PROBLEM TO WORK ON
Copy out each line of the data holding "chart".

___ SUPPLIED DATA ___

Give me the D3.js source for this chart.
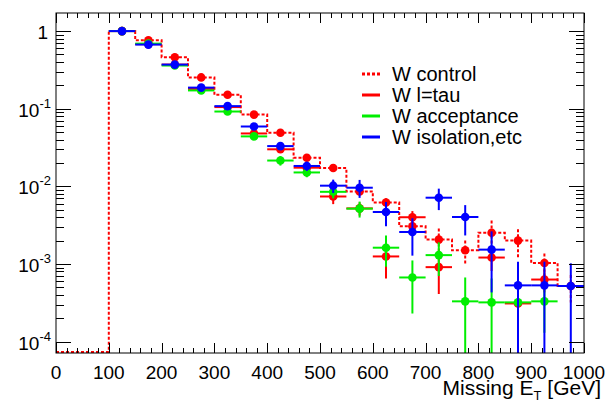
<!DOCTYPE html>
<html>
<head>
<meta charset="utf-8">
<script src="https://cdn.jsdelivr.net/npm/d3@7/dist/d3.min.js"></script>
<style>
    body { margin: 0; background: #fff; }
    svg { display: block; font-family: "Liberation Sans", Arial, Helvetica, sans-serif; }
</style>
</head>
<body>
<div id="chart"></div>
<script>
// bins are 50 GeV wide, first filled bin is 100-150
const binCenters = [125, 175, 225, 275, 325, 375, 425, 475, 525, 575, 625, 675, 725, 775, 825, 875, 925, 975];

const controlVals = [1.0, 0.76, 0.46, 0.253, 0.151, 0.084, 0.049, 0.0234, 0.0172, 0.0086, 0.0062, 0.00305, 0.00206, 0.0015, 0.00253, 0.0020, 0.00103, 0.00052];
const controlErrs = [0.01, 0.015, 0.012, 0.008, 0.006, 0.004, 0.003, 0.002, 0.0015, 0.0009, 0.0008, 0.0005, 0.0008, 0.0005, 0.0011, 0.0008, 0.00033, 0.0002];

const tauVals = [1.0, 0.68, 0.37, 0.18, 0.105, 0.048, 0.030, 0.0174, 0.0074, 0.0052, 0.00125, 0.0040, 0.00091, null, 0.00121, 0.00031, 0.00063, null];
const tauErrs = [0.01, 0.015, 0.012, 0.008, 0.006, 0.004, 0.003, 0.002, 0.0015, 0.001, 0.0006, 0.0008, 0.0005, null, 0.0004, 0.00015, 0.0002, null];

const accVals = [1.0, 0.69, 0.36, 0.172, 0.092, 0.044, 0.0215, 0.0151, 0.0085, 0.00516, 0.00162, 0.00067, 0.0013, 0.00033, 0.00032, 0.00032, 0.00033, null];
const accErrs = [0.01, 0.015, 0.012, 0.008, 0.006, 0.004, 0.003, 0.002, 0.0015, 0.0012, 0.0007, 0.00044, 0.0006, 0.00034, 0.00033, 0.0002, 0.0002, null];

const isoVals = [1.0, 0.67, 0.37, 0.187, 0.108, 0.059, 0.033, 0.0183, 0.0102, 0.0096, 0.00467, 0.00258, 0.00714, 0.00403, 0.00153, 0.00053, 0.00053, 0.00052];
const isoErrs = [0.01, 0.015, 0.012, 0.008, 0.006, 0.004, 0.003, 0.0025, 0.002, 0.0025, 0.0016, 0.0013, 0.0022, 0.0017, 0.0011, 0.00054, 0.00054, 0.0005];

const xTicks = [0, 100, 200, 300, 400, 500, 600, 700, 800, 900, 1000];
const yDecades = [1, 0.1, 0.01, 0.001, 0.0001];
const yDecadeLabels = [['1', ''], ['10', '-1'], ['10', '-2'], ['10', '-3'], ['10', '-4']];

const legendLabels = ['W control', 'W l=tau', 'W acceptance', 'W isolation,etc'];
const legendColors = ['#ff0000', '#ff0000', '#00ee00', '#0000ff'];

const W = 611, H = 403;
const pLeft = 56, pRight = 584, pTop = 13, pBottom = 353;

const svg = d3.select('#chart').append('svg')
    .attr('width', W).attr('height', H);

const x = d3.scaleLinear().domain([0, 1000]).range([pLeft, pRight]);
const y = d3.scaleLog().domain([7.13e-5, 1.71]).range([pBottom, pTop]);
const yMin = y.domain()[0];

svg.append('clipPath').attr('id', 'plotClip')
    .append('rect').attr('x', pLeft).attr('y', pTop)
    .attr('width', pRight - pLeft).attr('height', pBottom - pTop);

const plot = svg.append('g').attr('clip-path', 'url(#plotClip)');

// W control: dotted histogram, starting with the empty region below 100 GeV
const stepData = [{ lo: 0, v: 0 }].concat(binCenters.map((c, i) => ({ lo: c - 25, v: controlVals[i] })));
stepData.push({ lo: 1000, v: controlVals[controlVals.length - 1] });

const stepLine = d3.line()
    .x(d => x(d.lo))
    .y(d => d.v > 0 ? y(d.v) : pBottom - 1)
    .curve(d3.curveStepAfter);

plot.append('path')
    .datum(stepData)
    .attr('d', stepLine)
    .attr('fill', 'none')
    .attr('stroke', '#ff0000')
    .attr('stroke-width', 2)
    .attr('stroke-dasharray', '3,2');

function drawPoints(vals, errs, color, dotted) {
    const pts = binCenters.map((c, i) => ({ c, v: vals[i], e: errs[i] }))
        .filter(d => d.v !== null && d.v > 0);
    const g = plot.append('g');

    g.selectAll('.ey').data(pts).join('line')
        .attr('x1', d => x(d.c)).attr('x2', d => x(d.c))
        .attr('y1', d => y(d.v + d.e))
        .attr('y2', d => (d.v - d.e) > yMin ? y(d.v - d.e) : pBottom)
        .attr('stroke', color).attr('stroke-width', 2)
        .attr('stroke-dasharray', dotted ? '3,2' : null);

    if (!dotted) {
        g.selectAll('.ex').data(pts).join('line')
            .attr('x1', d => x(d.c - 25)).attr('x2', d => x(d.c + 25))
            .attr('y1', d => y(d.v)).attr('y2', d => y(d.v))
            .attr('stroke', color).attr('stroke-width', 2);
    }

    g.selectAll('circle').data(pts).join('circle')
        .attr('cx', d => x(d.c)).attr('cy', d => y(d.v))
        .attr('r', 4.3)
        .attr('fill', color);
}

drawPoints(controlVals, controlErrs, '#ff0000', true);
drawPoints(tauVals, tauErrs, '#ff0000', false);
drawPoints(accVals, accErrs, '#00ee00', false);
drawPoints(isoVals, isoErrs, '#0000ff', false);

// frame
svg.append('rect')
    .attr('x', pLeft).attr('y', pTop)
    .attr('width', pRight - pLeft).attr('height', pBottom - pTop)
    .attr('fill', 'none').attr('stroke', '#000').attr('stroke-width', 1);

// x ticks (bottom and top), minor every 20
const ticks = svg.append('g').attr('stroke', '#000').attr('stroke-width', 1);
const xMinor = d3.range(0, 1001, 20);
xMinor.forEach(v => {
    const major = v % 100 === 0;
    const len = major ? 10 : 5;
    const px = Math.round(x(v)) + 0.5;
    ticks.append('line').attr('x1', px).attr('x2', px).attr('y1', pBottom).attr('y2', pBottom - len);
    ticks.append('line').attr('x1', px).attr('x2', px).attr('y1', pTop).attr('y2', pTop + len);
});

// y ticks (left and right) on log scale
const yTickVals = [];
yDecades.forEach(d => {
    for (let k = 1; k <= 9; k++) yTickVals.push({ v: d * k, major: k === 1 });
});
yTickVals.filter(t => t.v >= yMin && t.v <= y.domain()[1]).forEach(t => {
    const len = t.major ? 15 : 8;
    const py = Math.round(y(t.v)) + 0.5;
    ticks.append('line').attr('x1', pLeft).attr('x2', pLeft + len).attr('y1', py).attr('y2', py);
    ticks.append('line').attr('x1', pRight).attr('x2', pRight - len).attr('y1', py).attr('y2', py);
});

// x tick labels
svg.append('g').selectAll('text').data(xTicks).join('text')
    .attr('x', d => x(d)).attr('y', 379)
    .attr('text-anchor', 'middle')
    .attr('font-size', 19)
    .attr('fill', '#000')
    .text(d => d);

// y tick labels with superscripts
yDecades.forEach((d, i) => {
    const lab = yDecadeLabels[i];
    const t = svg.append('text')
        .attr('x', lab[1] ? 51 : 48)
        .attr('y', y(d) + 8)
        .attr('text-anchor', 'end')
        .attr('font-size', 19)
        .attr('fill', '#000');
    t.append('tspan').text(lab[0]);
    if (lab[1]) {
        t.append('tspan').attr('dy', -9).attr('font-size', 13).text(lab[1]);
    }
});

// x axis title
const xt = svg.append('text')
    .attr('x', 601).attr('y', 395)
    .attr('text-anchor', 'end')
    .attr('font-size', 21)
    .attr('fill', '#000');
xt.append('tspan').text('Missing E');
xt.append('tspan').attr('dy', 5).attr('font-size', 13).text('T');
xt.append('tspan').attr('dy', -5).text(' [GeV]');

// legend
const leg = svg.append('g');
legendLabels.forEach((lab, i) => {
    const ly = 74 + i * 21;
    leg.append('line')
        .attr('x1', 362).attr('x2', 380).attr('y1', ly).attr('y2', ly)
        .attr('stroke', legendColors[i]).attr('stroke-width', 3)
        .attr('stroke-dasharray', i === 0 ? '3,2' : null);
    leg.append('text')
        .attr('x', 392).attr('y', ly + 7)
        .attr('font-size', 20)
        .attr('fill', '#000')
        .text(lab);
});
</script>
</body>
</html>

___

COMPLETED TASK
Give me the D3.js source for this chart.
<div id="chart"></div>
const svg = d3.select('#chart').append('svg')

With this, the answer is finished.